Barely two years since suffering one of the biggest data breaches in the world, international hotel chain Marriott International has fallen victim to another data breach. According to a release from the hotel chain, the breach occurred earlier this year and has affected the personal details of 5.2 million guests. Compromised information included contact details, birth dates, as well as customer loyalty programs and guest preferences.
The information was believed to be accessed using the login credentials of two employees at a franchise property. The activity was believed to be started somewhere in mid-January 2020. Upon discovery, Marriot International confirmed that the login credentials were disabled, and immediately began an investigation, implemented heightened monitoring, and arranged resources to inform and assist guests. Internal and external security teams have been reported working hard to investigate the incident, implement additional security measures, and address what was found.

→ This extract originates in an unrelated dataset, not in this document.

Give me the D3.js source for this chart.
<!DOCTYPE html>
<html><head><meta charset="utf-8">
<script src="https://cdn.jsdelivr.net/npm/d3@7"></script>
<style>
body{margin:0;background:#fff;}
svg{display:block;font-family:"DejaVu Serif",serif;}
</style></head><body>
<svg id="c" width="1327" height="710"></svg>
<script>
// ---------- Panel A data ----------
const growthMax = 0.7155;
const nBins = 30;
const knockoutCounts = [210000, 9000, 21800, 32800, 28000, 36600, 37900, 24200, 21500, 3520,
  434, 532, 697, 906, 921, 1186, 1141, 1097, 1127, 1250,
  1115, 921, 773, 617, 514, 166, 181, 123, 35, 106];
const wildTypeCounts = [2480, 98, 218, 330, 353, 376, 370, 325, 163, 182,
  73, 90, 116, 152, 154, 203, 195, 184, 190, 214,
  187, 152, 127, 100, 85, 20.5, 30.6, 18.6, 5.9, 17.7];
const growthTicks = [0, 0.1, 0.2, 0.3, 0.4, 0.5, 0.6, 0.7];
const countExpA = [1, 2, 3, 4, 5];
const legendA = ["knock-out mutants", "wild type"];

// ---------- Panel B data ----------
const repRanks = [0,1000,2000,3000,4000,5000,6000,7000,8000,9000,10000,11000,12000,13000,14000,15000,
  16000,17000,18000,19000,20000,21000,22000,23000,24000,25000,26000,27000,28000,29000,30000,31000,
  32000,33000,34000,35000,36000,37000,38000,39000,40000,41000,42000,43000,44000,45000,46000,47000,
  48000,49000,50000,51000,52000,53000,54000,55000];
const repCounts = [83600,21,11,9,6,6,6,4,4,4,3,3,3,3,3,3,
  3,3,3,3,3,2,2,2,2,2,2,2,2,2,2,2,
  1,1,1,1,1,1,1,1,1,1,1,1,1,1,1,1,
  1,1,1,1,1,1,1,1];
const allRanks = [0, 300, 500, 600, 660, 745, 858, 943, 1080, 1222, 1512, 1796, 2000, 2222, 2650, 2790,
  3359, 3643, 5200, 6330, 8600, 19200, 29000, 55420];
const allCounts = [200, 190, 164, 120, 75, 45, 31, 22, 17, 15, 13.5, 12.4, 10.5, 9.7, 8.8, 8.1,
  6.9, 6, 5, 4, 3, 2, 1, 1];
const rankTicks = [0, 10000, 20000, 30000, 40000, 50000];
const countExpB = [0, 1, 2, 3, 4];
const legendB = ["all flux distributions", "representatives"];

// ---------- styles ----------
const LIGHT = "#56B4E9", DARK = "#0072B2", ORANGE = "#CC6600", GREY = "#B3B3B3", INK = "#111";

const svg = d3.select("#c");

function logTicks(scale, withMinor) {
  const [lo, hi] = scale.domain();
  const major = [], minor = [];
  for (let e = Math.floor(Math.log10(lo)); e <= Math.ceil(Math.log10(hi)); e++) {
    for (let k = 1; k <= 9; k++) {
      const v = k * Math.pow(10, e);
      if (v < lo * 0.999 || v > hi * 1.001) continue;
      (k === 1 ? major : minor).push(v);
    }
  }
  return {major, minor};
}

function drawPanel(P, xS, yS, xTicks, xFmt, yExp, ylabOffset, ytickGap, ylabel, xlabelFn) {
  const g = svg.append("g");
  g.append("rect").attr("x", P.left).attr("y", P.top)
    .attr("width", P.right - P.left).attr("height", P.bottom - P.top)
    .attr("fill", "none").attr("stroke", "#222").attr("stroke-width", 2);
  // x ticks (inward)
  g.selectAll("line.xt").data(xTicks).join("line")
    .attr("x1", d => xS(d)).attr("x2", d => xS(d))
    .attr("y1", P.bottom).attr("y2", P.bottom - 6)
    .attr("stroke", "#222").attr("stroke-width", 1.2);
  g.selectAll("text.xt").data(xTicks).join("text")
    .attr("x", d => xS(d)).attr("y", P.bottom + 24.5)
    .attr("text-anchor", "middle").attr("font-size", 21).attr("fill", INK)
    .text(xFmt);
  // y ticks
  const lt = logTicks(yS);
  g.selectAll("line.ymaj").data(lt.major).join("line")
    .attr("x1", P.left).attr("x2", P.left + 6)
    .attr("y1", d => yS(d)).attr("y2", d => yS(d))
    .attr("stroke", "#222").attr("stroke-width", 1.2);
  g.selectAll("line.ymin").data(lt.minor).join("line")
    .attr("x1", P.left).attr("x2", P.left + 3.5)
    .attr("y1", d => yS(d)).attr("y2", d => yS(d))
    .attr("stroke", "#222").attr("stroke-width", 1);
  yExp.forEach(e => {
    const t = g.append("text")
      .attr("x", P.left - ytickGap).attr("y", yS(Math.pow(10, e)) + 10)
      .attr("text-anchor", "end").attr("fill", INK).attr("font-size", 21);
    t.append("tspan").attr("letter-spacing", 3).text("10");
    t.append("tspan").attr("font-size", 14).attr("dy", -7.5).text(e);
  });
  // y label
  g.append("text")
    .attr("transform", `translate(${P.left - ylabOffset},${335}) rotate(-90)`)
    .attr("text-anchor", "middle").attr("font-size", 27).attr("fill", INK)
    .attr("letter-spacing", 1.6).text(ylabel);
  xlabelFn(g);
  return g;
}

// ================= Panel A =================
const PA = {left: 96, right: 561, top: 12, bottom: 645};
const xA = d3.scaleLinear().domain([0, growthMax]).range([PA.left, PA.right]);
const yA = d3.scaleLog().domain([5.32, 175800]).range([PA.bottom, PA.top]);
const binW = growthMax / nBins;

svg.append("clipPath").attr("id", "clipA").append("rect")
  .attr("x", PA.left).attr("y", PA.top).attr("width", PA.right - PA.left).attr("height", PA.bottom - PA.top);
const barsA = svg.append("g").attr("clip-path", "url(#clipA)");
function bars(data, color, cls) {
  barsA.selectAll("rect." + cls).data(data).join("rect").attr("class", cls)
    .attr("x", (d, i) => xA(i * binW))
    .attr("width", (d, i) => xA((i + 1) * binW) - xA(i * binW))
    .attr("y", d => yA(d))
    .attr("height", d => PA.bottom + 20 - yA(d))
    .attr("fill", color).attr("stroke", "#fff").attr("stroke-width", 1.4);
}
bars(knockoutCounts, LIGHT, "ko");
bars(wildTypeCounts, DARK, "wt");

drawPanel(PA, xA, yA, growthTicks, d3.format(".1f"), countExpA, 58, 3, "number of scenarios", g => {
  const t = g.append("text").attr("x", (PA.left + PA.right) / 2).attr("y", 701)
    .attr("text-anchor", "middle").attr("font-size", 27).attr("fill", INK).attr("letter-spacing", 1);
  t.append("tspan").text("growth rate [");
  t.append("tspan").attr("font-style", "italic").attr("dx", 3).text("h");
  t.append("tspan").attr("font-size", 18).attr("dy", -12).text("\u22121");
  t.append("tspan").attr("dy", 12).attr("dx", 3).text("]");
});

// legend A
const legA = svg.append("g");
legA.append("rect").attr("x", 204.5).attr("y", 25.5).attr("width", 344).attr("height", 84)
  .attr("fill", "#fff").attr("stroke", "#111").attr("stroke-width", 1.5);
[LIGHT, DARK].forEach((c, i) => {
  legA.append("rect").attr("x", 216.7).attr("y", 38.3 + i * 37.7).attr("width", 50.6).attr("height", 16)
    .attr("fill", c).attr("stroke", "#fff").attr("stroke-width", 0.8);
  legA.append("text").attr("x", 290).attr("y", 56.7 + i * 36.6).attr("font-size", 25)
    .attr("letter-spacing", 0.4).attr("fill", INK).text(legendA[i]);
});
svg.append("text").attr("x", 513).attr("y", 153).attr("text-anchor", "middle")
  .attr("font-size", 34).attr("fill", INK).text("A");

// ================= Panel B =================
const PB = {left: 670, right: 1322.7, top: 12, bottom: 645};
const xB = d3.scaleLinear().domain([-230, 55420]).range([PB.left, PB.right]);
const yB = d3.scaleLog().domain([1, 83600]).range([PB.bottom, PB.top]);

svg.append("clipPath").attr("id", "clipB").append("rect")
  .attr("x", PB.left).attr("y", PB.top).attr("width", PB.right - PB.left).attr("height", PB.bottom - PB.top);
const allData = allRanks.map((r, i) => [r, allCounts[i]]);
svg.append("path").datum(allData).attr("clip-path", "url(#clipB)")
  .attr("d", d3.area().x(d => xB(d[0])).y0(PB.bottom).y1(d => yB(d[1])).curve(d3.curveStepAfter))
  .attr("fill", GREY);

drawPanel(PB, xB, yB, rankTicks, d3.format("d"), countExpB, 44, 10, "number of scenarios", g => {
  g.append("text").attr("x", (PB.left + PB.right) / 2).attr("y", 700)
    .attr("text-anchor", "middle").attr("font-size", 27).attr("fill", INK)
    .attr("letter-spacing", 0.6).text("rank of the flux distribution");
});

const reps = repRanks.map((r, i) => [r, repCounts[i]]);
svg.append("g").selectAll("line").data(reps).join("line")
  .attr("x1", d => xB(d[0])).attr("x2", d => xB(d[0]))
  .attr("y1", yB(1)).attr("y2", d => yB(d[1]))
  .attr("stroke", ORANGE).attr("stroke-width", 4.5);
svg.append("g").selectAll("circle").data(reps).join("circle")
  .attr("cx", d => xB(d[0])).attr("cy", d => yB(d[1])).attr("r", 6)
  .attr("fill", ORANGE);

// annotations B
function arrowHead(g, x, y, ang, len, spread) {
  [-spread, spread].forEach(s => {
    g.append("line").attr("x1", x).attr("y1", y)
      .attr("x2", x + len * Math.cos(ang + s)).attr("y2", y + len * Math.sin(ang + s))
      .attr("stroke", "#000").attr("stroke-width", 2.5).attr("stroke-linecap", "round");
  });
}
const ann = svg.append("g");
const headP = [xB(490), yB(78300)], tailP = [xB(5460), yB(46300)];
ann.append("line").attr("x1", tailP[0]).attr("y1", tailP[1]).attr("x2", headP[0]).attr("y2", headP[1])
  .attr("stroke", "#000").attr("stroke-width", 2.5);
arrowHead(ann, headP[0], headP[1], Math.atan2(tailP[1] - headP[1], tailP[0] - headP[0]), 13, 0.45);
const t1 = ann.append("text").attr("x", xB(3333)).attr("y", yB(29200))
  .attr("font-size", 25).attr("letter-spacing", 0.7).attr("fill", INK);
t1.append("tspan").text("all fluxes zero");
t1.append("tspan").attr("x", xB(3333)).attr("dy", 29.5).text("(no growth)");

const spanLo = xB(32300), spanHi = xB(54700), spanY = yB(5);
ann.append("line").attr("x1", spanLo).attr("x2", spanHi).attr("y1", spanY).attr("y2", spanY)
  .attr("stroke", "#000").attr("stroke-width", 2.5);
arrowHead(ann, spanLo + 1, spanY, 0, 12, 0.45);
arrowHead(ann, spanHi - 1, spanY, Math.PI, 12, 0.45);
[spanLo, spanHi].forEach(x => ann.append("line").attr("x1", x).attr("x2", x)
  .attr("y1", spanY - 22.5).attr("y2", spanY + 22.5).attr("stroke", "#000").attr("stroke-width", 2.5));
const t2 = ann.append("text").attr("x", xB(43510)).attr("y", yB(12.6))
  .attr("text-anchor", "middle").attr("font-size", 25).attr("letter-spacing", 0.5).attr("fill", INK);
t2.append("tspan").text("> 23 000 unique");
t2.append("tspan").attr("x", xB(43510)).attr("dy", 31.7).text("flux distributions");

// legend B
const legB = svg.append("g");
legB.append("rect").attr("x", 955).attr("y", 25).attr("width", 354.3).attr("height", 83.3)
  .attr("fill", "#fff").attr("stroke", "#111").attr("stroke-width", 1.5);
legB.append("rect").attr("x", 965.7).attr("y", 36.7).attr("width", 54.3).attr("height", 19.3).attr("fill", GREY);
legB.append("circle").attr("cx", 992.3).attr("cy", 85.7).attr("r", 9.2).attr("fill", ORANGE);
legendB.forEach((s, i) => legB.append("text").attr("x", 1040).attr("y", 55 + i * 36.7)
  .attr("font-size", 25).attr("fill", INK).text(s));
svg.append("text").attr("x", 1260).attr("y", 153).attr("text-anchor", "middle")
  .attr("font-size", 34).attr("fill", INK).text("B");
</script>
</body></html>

To guard against the information involved being used for phishing or social engineering attempts or attempts to access and use the points in Marriott Bonvoy accounts, users have been advised to take a number of precautionary steps including resetting their passwords and be vigilant towards phishing emails.
According to Tim Mackey, Principal Security Strategist at Synopsys Software Integrity Group, this data breach at Marriott International highlights the importance of performing a detailed threat model on business operations and then implementing appropriate monitoring controls to ensure that threat vectors can be quickly identified. In this case, the attack vector was via compromised employee credentials. Those credentials provided access to guest services within individual properties under the Marriott brand.
He added that since employees often have access to sensitive customer data, creating appropriate alerts to detect credential misuse is particularly difficult. Examples of behaviours to look out for include: time of day (i.e. is the employee clocked in), scope of access (i.e. is the accessed data outside of their normal role), and volume of data (i.e. is the access consistent with how an employee would access data to address customer requirements).
Implementing such controls requires organisations to look not only at the application security and how it is deployed, but the intended usage patterns incorporating human factors data.